## AIM OF THE EXERCISE
Take the material below and retype it in full; pictures are left out.

## LISTING

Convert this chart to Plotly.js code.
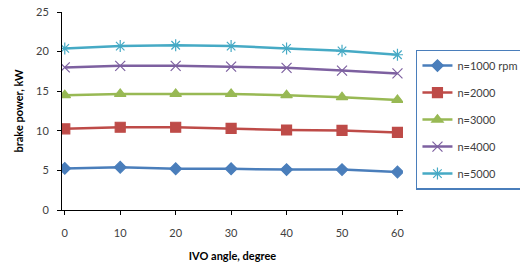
<!DOCTYPE html>
<html><head><meta charset="utf-8">
<script src="https://cdn.plot.ly/plotly-3.0.1.min.js"></script>
<style>body{margin:0;background:#fff}#chart{width:520px;height:267px}</style>
</head><body><div id="chart"></div>
<script>
const angles = [0, 10, 20, 30, 40, 50, 60];
const n1000 = [5.25, 5.4, 5.2, 5.2, 5.1, 5.1, 4.8];
const n2000 = [10.25, 10.45, 10.45, 10.3, 10.1, 10.05, 9.8];
const n3000 = [14.5, 14.65, 14.65, 14.65, 14.5, 14.25, 13.9];
const n4000 = [18.0, 18.2, 18.2, 18.1, 17.95, 17.6, 17.25];
const n5000 = [20.4, 20.7, 20.8, 20.7, 20.4, 20.1, 19.6];
const names = ['n=1000 rpm', 'n=2000', 'n=3000', 'n=4000', 'n=5000'];
const series = [n1000, n2000, n3000, n4000, n5000];
const colors = ['#4A7EBB', '#BE4B48', '#98B954', '#7D60A0', '#46AAC5'];
const symbols = ['diamond', 'square', 'triangle-up', 'x-thin-open', 'asterisk-open'];
const sizes = [9, 10, 10, 10, 10];

const traces = series.map((s, i) => ({
  x: angles, y: s, name: names[i], type: 'scatter', mode: 'lines+markers',
  line: {color: colors[i], width: 2.5},
  marker: {symbol: symbols[i], size: sizes[i], color: colors[i], line: {color: colors[i], width: 1.2}},
  legendgroup: 'g' + i
}));

const font = {family: 'Lato, "Liberation Sans", sans-serif', size: 11, color: '#404040'};
const layout = {
  width: 520, height: 267,
  margin: {l: 62, r: 117, t: 12, b: 57, autoexpand: false},
  paper_bgcolor: '#fff', plot_bgcolor: '#fff',
  font: font,
  showlegend: true,
  legend: {x: 1.038, xanchor: 'left', y: 0.81, yanchor: 'top',
    bordercolor: '#4A7EBB', borderwidth: 1.5, tracegroupgap: 8, itemwidth: 30,
    font: {family: font.family, size: 11, color: '#404040'}},
  xaxis: {range: [-0.5, 61], tickvals: angles, ticks: 'outside', ticklen: 4, tickcolor: '#000',
    showline: true, linecolor: '#000', linewidth: 1, showgrid: false, zeroline: false,
    ticklabelstandoff: 9, automargin: false,
    title: {text: '<b>IVO angle, degree</b>', font: {family: font.family, size: 11, color: '#000'}, standoff: 14}},
  yaxis: {range: [0, 25], dtick: 5, ticks: 'outside', ticklen: 4, tickcolor: '#000',
    showline: true, linecolor: '#000', linewidth: 1, showgrid: false, zeroline: false,
    ticklabelstandoff: 6, automargin: false,
    title: {text: '<b>brake power, kW</b>', font: {family: font.family, size: 11, color: '#000'}, standoff: 10}}
};
Plotly.newPlot('chart', traces, layout, {displayModeBar: false, staticPlot: true});
</script></body></html>
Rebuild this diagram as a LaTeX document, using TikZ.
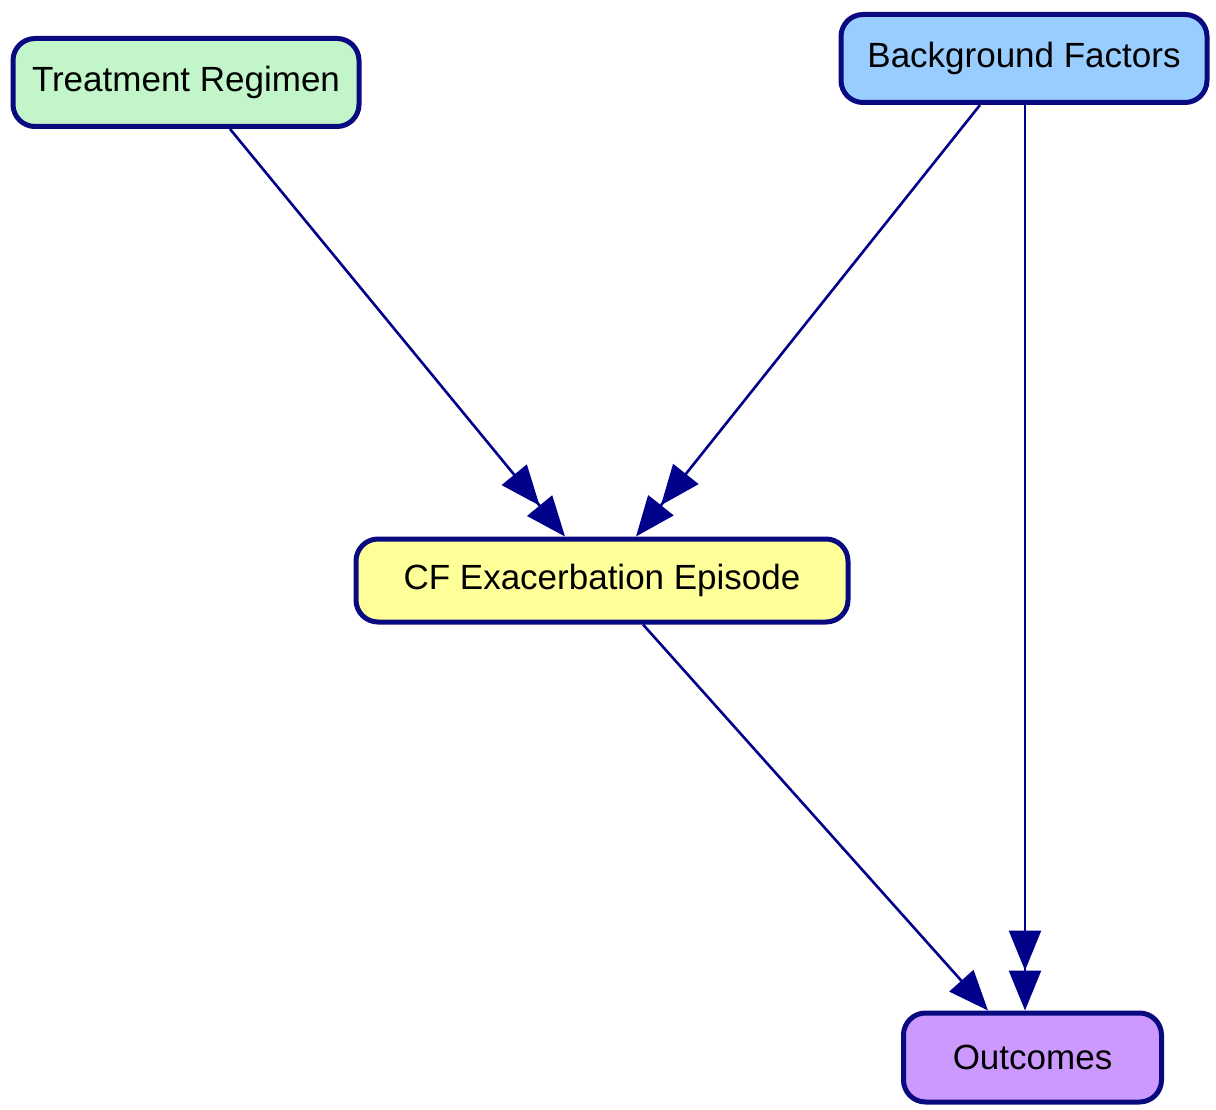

## THE REPLY
Convert this chart to Plotly.js code.
<!DOCTYPE html>
<html><head><meta charset="utf-8">
<script src="https://cdn.plot.ly/plotly-3.0.1.min.js"></script>
<style>body{margin:0;background:#fff}#chart{width:520px;height:267px}</style>
</head><body><div id="chart"></div>
<script>
const angles = [0, 10, 20, 30, 40, 50, 60];
const n1000 = [5.25, 5.4, 5.2, 5.2, 5.1, 5.1, 4.8];
const n2000 = [10.25, 10.45, 10.45, 10.3, 10.1, 10.05, 9.8];
const n3000 = [14.5, 14.65, 14.65, 14.65, 14.5, 14.25, 13.9];
const n4000 = [18.0, 18.2, 18.2, 18.1, 17.95, 17.6, 17.25];
const n5000 = [20.4, 20.7, 20.8, 20.7, 20.4, 20.1, 19.6];
const names = ['n=1000 rpm', 'n=2000', 'n=3000', 'n=4000', 'n=5000'];
const series = [n1000, n2000, n3000, n4000, n5000];
const colors = ['#4A7EBB', '#BE4B48', '#98B954', '#7D60A0', '#46AAC5'];
const symbols = ['diamond', 'square', 'triangle-up', 'x-thin-open', 'asterisk-open'];
const sizes = [9, 10, 10, 10, 10];

const traces = series.map((s, i) => ({
  x: angles, y: s, name: names[i], type: 'scatter', mode: 'lines+markers',
  line: {color: colors[i], width: 2.5},
  marker: {symbol: symbols[i], size: sizes[i], color: colors[i], line: {color: colors[i], width: 1.2}},
  legendgroup: 'g' + i
}));

const font = {family: 'Lato, "Liberation Sans", sans-serif', size: 11, color: '#404040'};
const layout = {
  width: 520, height: 267,
  margin: {l: 62, r: 117, t: 12, b: 57, autoexpand: false},
  paper_bgcolor: '#fff', plot_bgcolor: '#fff',
  font: font,
  showlegend: true,
  legend: {x: 1.038, xanchor: 'left', y: 0.81, yanchor: 'top',
    bordercolor: '#4A7EBB', borderwidth: 1.5, tracegroupgap: 8, itemwidth: 30,
    font: {family: font.family, size: 11, color: '#404040'}},
  xaxis: {range: [-0.5, 61], tickvals: angles, ticks: 'outside', ticklen: 4, tickcolor: '#000',
    showline: true, linecolor: '#000', linewidth: 1, showgrid: false, zeroline: false,
    ticklabelstandoff: 9, automargin: false,
    title: {text: '<b>IVO angle, degree</b>', font: {family: font.family, size: 11, color: '#000'}, standoff: 14}},
  yaxis: {range: [0, 25], dtick: 5, ticks: 'outside', ticklen: 4, tickcolor: '#000',
    showline: true, linecolor: '#000', linewidth: 1, showgrid: false, zeroline: false,
    ticklabelstandoff: 6, automargin: false,
    title: {text: '<b>brake power, kW</b>', font: {family: font.family, size: 11, color: '#000'}, standoff: 10}}
};
Plotly.newPlot('chart', traces, layout, {displayModeBar: false, staticPlot: true});
</script></body></html>
Rebuild this diagram as a LaTeX document, using TikZ.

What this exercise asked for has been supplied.